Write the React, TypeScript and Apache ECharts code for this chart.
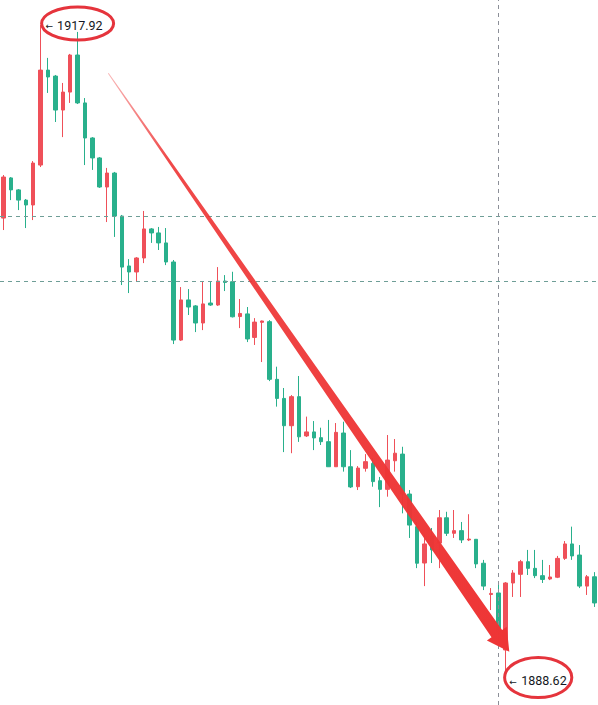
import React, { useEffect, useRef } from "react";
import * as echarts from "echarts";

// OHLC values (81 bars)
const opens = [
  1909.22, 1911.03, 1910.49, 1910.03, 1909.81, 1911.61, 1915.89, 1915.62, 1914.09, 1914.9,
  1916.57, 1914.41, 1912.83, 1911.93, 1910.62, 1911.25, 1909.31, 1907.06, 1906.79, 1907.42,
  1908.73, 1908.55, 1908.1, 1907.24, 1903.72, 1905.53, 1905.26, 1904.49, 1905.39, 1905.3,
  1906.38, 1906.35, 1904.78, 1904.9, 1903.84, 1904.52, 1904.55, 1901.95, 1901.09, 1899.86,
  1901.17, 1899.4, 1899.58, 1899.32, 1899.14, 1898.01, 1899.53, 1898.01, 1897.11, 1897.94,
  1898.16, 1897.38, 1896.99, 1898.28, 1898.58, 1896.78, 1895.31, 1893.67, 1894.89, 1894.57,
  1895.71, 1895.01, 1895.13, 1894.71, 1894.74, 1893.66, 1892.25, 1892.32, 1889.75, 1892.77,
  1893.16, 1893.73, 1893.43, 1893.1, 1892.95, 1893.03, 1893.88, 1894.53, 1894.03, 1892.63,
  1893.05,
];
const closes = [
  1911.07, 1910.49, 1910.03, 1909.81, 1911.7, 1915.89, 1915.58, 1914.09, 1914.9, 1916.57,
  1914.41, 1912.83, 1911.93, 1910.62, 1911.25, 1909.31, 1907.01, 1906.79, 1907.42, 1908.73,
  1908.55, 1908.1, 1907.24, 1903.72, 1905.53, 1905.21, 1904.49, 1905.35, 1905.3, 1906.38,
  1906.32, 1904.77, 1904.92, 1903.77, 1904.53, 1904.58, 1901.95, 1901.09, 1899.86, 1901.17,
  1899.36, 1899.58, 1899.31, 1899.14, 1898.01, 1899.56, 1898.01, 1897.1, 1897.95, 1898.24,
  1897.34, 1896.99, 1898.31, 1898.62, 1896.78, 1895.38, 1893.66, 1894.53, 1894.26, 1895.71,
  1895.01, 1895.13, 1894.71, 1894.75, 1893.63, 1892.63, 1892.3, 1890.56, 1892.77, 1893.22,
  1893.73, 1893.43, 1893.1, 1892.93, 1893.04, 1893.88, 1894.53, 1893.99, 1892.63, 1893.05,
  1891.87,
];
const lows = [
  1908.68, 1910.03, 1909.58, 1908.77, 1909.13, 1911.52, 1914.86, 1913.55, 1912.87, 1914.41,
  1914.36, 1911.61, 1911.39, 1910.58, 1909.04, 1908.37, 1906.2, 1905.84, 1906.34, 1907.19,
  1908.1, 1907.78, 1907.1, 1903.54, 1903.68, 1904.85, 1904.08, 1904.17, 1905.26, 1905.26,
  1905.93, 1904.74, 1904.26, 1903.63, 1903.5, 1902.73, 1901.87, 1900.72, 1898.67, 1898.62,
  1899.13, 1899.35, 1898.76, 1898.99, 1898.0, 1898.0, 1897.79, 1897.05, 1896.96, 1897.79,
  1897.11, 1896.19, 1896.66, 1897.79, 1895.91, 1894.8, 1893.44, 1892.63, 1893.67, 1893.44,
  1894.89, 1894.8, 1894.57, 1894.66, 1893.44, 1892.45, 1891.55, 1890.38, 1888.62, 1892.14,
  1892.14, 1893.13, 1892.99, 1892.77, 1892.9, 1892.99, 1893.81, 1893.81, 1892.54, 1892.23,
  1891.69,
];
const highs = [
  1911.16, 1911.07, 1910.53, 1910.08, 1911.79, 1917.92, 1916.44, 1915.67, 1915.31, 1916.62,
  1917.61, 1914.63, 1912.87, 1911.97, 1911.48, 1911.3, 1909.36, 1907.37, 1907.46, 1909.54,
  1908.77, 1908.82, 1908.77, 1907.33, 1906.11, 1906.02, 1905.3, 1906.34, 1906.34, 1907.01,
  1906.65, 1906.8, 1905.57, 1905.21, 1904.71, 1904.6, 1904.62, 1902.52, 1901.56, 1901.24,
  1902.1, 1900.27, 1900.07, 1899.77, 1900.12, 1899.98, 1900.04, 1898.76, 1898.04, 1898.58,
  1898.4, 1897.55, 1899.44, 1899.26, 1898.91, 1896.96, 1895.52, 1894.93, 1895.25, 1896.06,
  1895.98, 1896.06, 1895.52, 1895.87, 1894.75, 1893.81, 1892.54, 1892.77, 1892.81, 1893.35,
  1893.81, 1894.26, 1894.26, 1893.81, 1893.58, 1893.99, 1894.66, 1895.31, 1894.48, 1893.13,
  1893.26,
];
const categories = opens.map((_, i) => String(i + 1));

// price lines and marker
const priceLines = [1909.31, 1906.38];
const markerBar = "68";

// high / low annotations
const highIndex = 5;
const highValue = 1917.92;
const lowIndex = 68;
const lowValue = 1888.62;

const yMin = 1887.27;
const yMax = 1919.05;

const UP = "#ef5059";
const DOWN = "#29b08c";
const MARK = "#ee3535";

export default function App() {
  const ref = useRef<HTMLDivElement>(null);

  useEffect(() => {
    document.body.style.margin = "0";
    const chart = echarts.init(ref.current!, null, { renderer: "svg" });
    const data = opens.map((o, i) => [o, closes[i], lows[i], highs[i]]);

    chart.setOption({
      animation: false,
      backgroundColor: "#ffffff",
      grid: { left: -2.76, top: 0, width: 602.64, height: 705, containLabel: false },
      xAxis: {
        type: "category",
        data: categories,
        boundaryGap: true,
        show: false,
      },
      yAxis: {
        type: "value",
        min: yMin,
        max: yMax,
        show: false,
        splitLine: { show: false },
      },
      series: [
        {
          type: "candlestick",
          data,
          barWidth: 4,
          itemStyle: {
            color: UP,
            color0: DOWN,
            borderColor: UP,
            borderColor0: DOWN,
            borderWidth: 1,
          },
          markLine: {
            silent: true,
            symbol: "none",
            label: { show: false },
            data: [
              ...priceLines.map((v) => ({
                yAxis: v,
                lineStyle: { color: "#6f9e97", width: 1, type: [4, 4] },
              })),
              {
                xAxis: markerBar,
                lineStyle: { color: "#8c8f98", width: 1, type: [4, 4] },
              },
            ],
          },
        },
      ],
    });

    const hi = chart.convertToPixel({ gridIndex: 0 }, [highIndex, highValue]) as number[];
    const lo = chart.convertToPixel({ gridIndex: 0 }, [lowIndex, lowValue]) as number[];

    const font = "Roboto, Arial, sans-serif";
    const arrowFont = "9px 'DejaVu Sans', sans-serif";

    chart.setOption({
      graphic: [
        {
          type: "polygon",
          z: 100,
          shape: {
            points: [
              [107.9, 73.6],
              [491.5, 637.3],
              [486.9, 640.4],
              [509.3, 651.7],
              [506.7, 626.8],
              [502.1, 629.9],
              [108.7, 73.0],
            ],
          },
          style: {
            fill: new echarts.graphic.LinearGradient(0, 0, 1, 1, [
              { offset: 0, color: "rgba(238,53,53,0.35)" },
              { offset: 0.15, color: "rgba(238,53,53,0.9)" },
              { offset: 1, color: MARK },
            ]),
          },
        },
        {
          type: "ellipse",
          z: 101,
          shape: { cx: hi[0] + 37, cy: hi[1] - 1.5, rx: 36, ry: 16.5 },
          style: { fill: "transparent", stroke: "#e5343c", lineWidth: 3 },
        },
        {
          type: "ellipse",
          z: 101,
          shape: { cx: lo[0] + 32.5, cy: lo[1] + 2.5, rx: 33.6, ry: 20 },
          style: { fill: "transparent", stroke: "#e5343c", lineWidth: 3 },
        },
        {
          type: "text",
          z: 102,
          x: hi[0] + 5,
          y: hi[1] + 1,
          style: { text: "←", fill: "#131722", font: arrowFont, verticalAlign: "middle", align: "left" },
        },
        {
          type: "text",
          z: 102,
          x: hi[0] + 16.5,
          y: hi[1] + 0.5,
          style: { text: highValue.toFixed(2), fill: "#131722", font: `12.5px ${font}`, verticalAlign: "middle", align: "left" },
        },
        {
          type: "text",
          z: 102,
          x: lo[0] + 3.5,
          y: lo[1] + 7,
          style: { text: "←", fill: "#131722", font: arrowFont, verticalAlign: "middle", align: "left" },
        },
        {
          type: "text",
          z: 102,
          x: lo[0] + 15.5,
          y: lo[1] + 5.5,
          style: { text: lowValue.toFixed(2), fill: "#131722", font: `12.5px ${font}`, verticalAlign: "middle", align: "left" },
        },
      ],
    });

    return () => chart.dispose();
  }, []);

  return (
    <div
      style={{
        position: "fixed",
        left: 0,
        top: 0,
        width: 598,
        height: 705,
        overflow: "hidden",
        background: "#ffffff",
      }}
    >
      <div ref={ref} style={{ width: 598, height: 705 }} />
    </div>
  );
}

◆ EXERCISE DETAILS ◆
Report every line containing the word "React" from the listing above.

◆ TASK SOLUTION ◆
Write the React, TypeScript and Apache ECharts code for this chart.
import React, { useEffect, useRef } from "react";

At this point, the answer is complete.